__Objective__.
Transcribe every line exactly and omit anything that is a picture.

__Material provided__.
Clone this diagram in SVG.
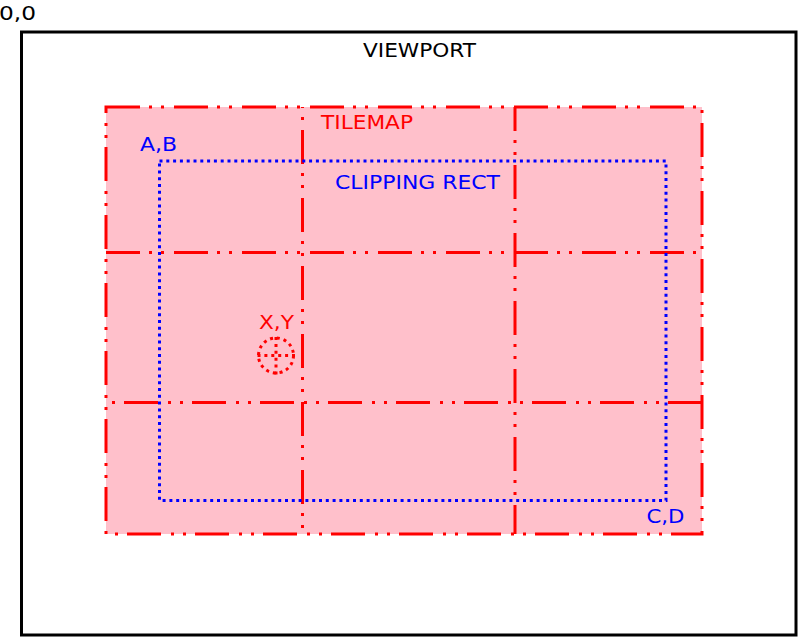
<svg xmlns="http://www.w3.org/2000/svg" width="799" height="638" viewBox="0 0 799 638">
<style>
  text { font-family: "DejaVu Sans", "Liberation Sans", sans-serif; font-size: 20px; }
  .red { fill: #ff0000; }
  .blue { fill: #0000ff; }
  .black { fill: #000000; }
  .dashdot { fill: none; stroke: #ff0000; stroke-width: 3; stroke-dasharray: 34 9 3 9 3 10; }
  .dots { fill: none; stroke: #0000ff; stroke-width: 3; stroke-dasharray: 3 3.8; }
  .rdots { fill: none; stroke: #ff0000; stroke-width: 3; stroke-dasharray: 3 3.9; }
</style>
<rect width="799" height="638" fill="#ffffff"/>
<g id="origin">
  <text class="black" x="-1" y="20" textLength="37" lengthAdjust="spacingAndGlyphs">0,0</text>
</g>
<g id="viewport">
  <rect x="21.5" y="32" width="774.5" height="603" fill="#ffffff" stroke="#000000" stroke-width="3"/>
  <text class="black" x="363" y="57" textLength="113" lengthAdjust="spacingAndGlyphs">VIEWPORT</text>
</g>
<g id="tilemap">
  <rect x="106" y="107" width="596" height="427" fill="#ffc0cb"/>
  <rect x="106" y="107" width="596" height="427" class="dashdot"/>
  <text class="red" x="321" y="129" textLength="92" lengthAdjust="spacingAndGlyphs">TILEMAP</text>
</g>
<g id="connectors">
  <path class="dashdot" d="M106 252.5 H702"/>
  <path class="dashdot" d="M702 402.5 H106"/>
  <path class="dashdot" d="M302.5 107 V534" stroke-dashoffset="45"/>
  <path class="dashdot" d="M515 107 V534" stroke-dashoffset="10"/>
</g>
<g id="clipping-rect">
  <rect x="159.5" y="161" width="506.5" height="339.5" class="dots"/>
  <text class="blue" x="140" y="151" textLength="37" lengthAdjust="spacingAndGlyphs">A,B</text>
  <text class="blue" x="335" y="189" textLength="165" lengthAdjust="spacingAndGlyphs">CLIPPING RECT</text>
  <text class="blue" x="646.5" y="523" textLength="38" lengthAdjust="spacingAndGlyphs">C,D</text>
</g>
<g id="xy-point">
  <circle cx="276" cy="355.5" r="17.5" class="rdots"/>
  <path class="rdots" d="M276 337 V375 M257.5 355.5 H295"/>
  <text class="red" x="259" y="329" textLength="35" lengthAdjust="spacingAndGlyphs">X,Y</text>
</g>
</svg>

__Written answer__.
Clone this diagram in SVG.
<svg xmlns="http://www.w3.org/2000/svg" width="799" height="638" viewBox="0 0 799 638">
<style>
  text { font-family: "DejaVu Sans", "Liberation Sans", sans-serif; font-size: 20px; }
  .red { fill: #ff0000; }
  .blue { fill: #0000ff; }
  .black { fill: #000000; }
  .dashdot { fill: none; stroke: #ff0000; stroke-width: 3; stroke-dasharray: 34 9 3 9 3 10; }
  .dots { fill: none; stroke: #0000ff; stroke-width: 3; stroke-dasharray: 3 3.8; }
  .rdots { fill: none; stroke: #ff0000; stroke-width: 3; stroke-dasharray: 3 3.9; }
</style>
<rect width="799" height="638" fill="#ffffff"/>
<g id="origin">
  <text class="black" x="-1" y="20" textLength="37" lengthAdjust="spacingAndGlyphs">0,0</text>
</g>
<g id="viewport">
  <rect x="21.5" y="32" width="774.5" height="603" fill="#ffffff" stroke="#000000" stroke-width="3"/>
  <text class="black" x="363" y="57" textLength="113" lengthAdjust="spacingAndGlyphs">VIEWPORT</text>
</g>
<g id="tilemap">
  <rect x="106" y="107" width="596" height="427" fill="#ffc0cb"/>
  <rect x="106" y="107" width="596" height="427" class="dashdot"/>
  <text class="red" x="321" y="129" textLength="92" lengthAdjust="spacingAndGlyphs">TILEMAP</text>
</g>
<g id="connectors">
  <path class="dashdot" d="M106 252.5 H702"/>
  <path class="dashdot" d="M702 402.5 H106"/>
  <path class="dashdot" d="M302.5 107 V534" stroke-dashoffset="45"/>
  <path class="dashdot" d="M515 107 V534" stroke-dashoffset="10"/>
</g>
<g id="clipping-rect">
  <rect x="159.5" y="161" width="506.5" height="339.5" class="dots"/>
  <text class="blue" x="140" y="151" textLength="37" lengthAdjust="spacingAndGlyphs">A,B</text>
  <text class="blue" x="335" y="189" textLength="165" lengthAdjust="spacingAndGlyphs">CLIPPING RECT</text>
  <text class="blue" x="646.5" y="523" textLength="38" lengthAdjust="spacingAndGlyphs">C,D</text>
</g>
<g id="xy-point">
  <circle cx="276" cy="355.5" r="17.5" class="rdots"/>
  <path class="rdots" d="M276 337 V375 M257.5 355.5 H295"/>
  <text class="red" x="259" y="329" textLength="35" lengthAdjust="spacingAndGlyphs">X,Y</text>
</g>
</svg>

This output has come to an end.